Proper lighting ideally gives your chicken a sense of well-being, which is very important to stimulate egg production among the layer chickens. Placing the windows strategically in the coops will ideally provide them with natural sunlight, additional warmth during the cold months, and ventilation during the warm months. For the fall and winter months, you might want to consider installing electric lighting, such as suspending a bulb above the feeding or watering area.
Of course, your chicken naturally enjoys sleeping on the roost while perched off the ground. A perfectly sized roost is like a perfect mattress for your chicken. To give them the best sleep possible, ensure that the roosts are about 36 inches or less off the floor, and that each roost is spaced about 14 inches apart.

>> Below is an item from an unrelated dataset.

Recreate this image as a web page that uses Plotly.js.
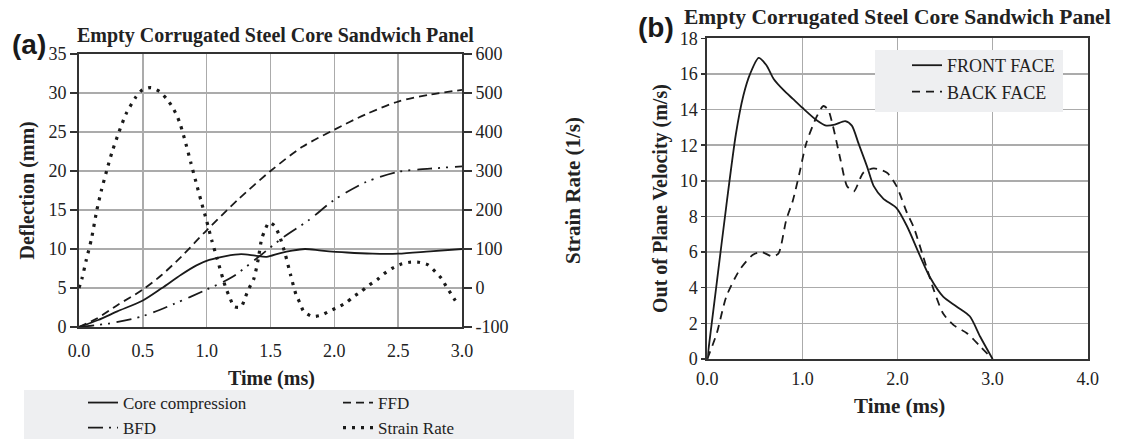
<!DOCTYPE html>
<html>
<head>
<meta charset="utf-8">
<script src="https://cdn.plot.ly/plotly-3.0.1.min.js"></script>
<style>
  html, body { margin: 0; padding: 0; background: #ffffff; overflow: hidden; }
  #chart { width: 1122px; height: 439px; }
</style>
</head>
<body>
<div id="chart"></div>
<script>
// ---- Panel (a): deflections (mm) and strain rate (1/s) vs time (ms) ----
const timeCore = [0, 0.15, 0.3, 0.5, 0.65, 0.8, 0.92, 1.02, 1.15, 1.27, 1.38, 1.47, 1.57, 1.67, 1.77, 1.9, 2.1, 2.3, 2.5, 2.75, 3.0];
const coreCompression = [0, 0.9, 2.0, 3.4, 5.0, 6.7, 7.9, 8.6, 9.1, 9.35, 9.15, 9.0, 9.45, 9.8, 10.0, 9.8, 9.55, 9.4, 9.4, 9.7, 10.0];

const timeFFD = [0, 0.14, 0.3, 0.5, 0.65, 0.8, 1.0, 1.25, 1.5, 1.75, 2.0, 2.25, 2.5, 2.75, 3.0];
const ffd = [0, 1.1, 2.8, 4.8, 6.7, 9.0, 12.4, 16.4, 20.0, 23.1, 25.3, 27.3, 28.9, 29.8, 30.4];

const timeBFD = [0, 0.25, 0.5, 0.75, 1.0, 1.2, 1.4, 1.6, 1.8, 2.0, 2.25, 2.5, 2.75, 3.0];
const bfd = [0, 0.5, 1.4, 3.0, 4.8, 6.4, 8.9, 11.5, 13.7, 16.3, 18.6, 19.9, 20.3, 20.6];

const timeStrain = [0, 0.023, 0.057, 0.097, 0.14, 0.175, 0.217, 0.26, 0.313, 0.368, 0.446, 0.496, 0.564, 0.631, 0.684,
  0.728, 0.764, 0.793, 0.837, 0.877, 0.916, 0.957, 1.0, 1.04, 1.083, 1.127, 1.15, 1.18, 1.216, 1.27, 1.3, 1.33, 1.37,
  1.404, 1.43, 1.456, 1.487, 1.53, 1.57, 1.617, 1.657, 1.699, 1.73, 1.76, 1.827, 1.895, 1.964, 2.03, 2.095, 2.15, 2.21,
  2.27, 2.335, 2.387, 2.45, 2.52, 2.59, 2.66, 2.73, 2.79, 2.84, 2.88, 2.92, 2.96];
const strainRate = [0, 24, 72, 125, 200, 250, 301, 350, 400, 446, 490, 508, 514, 504, 486,
  466, 444, 420, 370, 320, 272, 222, 172, 122, 74, 24, 0, -24, -48, -49, -26, -2, 24,
  74, 125, 148, 168, 160, 134, 85, 34, -16, -38, -60, -73, -70, -59, -49, -37, -22, -9,
  7, 21, 36, 50, 61, 66, 66, 60, 42, 24, 2, -18, -39];

// ---- Panel (b): out of plane velocity (m/s) vs time (ms) ----
const timeFront = [0, 0.1, 0.2, 0.3, 0.38, 0.45, 0.54, 0.62, 0.7, 0.8, 0.9, 1.0, 1.15, 1.25, 1.34, 1.45, 1.52,
  1.59, 1.68, 1.75, 1.85, 1.99, 2.1, 2.24, 2.34, 2.48, 2.62, 2.76, 2.87, 3.0];
const frontFace = [0, 4.3, 8.6, 12.6, 14.8, 16.0, 16.9, 16.5, 15.7, 15.1, 14.6, 14.1, 13.4, 13.1, 13.15, 13.35, 13.1,
  12.1, 10.8, 9.7, 9.0, 8.47, 7.45, 5.75, 4.6, 3.5, 2.95, 2.4, 1.25, 0];

const timeBack = [0, 0.1, 0.2, 0.34, 0.48, 0.57, 0.69, 0.75, 0.83, 0.9, 0.97, 1.04, 1.15, 1.22, 1.27, 1.32, 1.4, 1.47,
  1.54, 1.64, 1.75, 1.89, 1.99, 2.1, 2.17, 2.27, 2.38, 2.48, 2.59, 2.73, 2.87, 3.0];
const backFace = [0, 1.45, 3.5, 5.0, 5.85, 6.0, 5.75, 5.94, 7.8, 8.9, 10.45, 12.1, 13.6, 14.2, 14.0, 13.1, 11.2, 9.7,
  9.4, 10.45, 10.7, 10.45, 9.7, 8.2, 7.4, 5.75, 3.9, 2.55, 1.9, 1.45, 0.7, 0];

const chartTitle = 'Empty Corrugated Steel Core Sandwich Panel';
const ticksA = [0, 0.5, 1.0, 1.5, 2.0, 2.5, 3.0];
const ticksB = [0, 1, 2, 3, 4];
const strainTicks = [-100, 0, 100, 200, 300, 400, 500, 600];
const strainTickText = ['-100', '0', '100', '200', '300', '400', '500', '600'];

const W = 1122, H = 439;
const px = v => v / W;            // pixel column -> paper x
const py = v => (H - v) / H;      // pixel row -> paper y

const SERIF = 'Liberation Serif';
const SANS = 'Liberation Sans';
const INK = '#222222';
const GRID = '#ababab';
const FRAME = '#333333';

const traces = [
  { x: timeCore, y: coreCompression, name: 'Core compression', xaxis: 'x', yaxis: 'y', legend: 'legend',
    mode: 'lines', line: { color: '#1a1a1a', width: 1.8, shape: 'spline', smoothing: 0.8 } },
  { x: timeBFD, y: bfd, name: 'BFD', xaxis: 'x', yaxis: 'y', legend: 'legend',
    mode: 'lines', line: { color: '#1a1a1a', width: 1.8, shape: 'spline', smoothing: 0.8, dash: '15px,6px,2px,6px,2px,7px' } },
  { x: timeFFD, y: ffd, name: 'FFD', xaxis: 'x', yaxis: 'y', legend: 'legend3',
    mode: 'lines', line: { color: '#1a1a1a', width: 1.8, shape: 'spline', smoothing: 0.8, dash: '8px,5px' } },
  { x: timeStrain, y: strainRate, name: 'Strain Rate', xaxis: 'x', yaxis: 'y2', legend: 'legend3',
    mode: 'lines', line: { color: '#1a1a1a', width: 3.2, shape: 'spline', smoothing: 0.6, dash: '3px,6px' } },
  { x: timeFront, y: frontFace, name: 'FRONT FACE', xaxis: 'x2', yaxis: 'y3', legend: 'legend2',
    mode: 'lines', line: { color: '#1a1a1a', width: 1.8, shape: 'spline', smoothing: 0.7 } },
  { x: timeBack, y: backFace, name: 'BACK FACE', xaxis: 'x2', yaxis: 'y3', legend: 'legend2',
    mode: 'lines', line: { color: '#1a1a1a', width: 1.8, shape: 'spline', smoothing: 0.7, dash: '8px,6px' } }
];

const tickFont = { family: SERIF, size: 18, color: INK };
const legendFont = { family: SERIF, size: 17, color: INK };

const layout = {
  width: W, height: H,
  margin: { l: 0, r: 0, t: 0, b: 0, autoexpand: false },
  paper_bgcolor: '#ffffff',
  plot_bgcolor: '#ffffff',
  font: { family: SERIF, color: INK },
  xaxis: {
    domain: [px(79), px(462)], anchor: 'y', range: [0, 3],
    tickvals: ticksA, tickformat: '.1f', tickfont: tickFont,
    ticks: 'outside', ticklen: 6, tickcolor: 'rgba(0,0,0,0)',
    showgrid: true, gridcolor: GRID, gridwidth: 1.5, zeroline: false,
    showline: true, linecolor: FRAME, linewidth: 2, mirror: true
  },
  yaxis: {
    domain: [py(327), py(54)], anchor: 'x', range: [0, 35], dtick: 5,
    tickfont: tickFont, ticks: 'outside', ticklen: 7, tickcolor: FRAME, tickwidth: 1.5,
    showgrid: true, gridcolor: GRID, gridwidth: 1.5, zeroline: false,
    showline: true, linecolor: FRAME, linewidth: 2, mirror: true
  },
  yaxis2: {
    overlaying: 'y', side: 'right', anchor: 'x', range: [-100, 600],
    tickvals: strainTicks, ticktext: strainTickText,
    tickfont: tickFont, ticks: 'outside', ticklen: 8, tickcolor: FRAME, tickwidth: 1.5,
    showgrid: false, zeroline: false, showline: true, linecolor: FRAME, linewidth: 2
  },
  xaxis2: {
    domain: [px(707.3), px(1087.7)], anchor: 'y3', range: [0, 4],
    tickvals: ticksB, tickformat: '.1f', tickfont: tickFont,
    ticks: 'outside', ticklen: 2, tickcolor: 'rgba(0,0,0,0)',
    showgrid: true, gridcolor: GRID, gridwidth: 1.5, zeroline: false,
    showline: true, linecolor: FRAME, linewidth: 2, mirror: true
  },
  yaxis3: {
    domain: [py(359), py(38.3)], anchor: 'x2', range: [0, 18], dtick: 2,
    tickfont: tickFont, ticks: 'outside', ticklen: 4, tickcolor: FRAME, tickwidth: 1.5,
    showgrid: true, gridcolor: GRID, gridwidth: 1.5, zeroline: false,
    showline: true, linecolor: FRAME, linewidth: 2, mirror: true
  },
  legend: {
    x: px(83), y: py(385), xanchor: 'left', yanchor: 'top',
    bgcolor: 'rgba(0,0,0,0)', font: legendFont, tracegroupgap: 0
  },
  legend3: {
    x: px(338), y: py(385), xanchor: 'left', yanchor: 'top',
    bgcolor: 'rgba(0,0,0,0)', font: legendFont, tracegroupgap: 0
  },
  legend2: {
    x: px(907), y: py(47), xanchor: 'left', yanchor: 'top',
    bgcolor: 'rgba(0,0,0,0)', font: { family: SERIF, size: 18, color: INK }, tracegroupgap: 0
  },
  shapes: [
    // legend band under panel (a)
    { type: 'rect', xref: 'paper', yref: 'paper', layer: 'below',
      x0: px(24), x1: px(574), y0: 0, y1: py(390), fillcolor: '#eeeff1', line: { width: 0 } },
    // legend box inside panel (b)
    { type: 'rect', xref: 'paper', yref: 'paper', layer: 'above',
      x0: px(875), x1: px(1063), y0: py(112), y1: py(50), fillcolor: '#eeeff1', line: { width: 0 } }
  ],
  annotations: [
    { text: '<b>' + chartTitle + '</b>', xref: 'paper', yref: 'paper', x: px(275.5), y: py(35),
      xanchor: 'center', yanchor: 'middle', showarrow: false, font: { family: SERIF, size: 20, color: INK } },
    { text: '<b>' + chartTitle + '</b>', xref: 'paper', yref: 'paper', x: px(897.5), y: py(17),
      xanchor: 'center', yanchor: 'middle', showarrow: false, font: { family: SERIF, size: 21.5, color: INK } },
    { text: '<b>(a)</b>', xref: 'paper', yref: 'paper', x: px(28.5), y: py(44),
      xanchor: 'center', yanchor: 'middle', showarrow: false,
      font: { family: SANS, size: 28, color: '#1a1a1a' } },
    { text: '<b>(b)</b>', xref: 'paper', yref: 'paper', x: px(656), y: py(27),
      xanchor: 'center', yanchor: 'middle', showarrow: false,
      font: { family: SANS, size: 28, color: '#1a1a1a' } },
    // axis titles
    { text: '<b>Time (ms)</b>', xref: 'paper', yref: 'paper', x: px(271), y: py(378),
      xanchor: 'center', yanchor: 'middle', showarrow: false, font: { family: SERIF, size: 20, color: INK } },
    { text: '<b>Deflection (mm)</b>', xref: 'paper', yref: 'paper', x: px(27), y: py(190.5),
      xanchor: 'center', yanchor: 'middle', textangle: -90, showarrow: false, font: { family: SERIF, size: 20, color: INK } },
    { text: '<b>Strain Rate (1/s)</b>', xref: 'paper', yref: 'paper', x: px(573), y: py(191),
      xanchor: 'center', yanchor: 'middle', textangle: -90, showarrow: false, font: { family: SERIF, size: 21, color: INK } },
    { text: '<b>Time (ms)</b>', xref: 'paper', yref: 'paper', x: px(899), y: py(406),
      xanchor: 'center', yanchor: 'middle', showarrow: false, font: { family: SERIF, size: 21, color: INK } },
    { text: '<b>Out of Plane Velocity (m/s)</b>', xref: 'paper', yref: 'paper', x: px(660), y: py(199),
      xanchor: 'center', yanchor: 'middle', textangle: -90, showarrow: false, font: { family: SERIF, size: 20, color: INK } }
  ]
};

Plotly.newPlot('chart', traces, layout, { staticPlot: true, displayModeBar: false });
</script>
</body>
</html>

The inside air of a chicken coop can easily become stagnant or stale, especially if the setup doesn't provide sufficient ventilation. Aside from the nasty smell for both you and the chicken, the stagnant air could build up unhealthy fumes. You can prevent such problems by creating proper ventilation, by placing small windows along the south or east side of your chicken coop to allow for a fresh breeze.
If you want to raise the chicken for their eggs, then having a private place for the layer chicken to lay their eggs would be a welcome addition. Of course, no one likes to do such business in public. Have at least one properly sized nest for every 3 or 4 layer hens, otherwise they will become stressed and not use the nest. The nest should be about 1.5 times larger than for the other hens, for optimal egg laying.
Make sure you have nesting boxes for easy egg removal, and don't forget to create space for the chicken keepers. Having a coop that is tall enough for a person to stand and access every corner comfortable will make the bird care more enjoyable.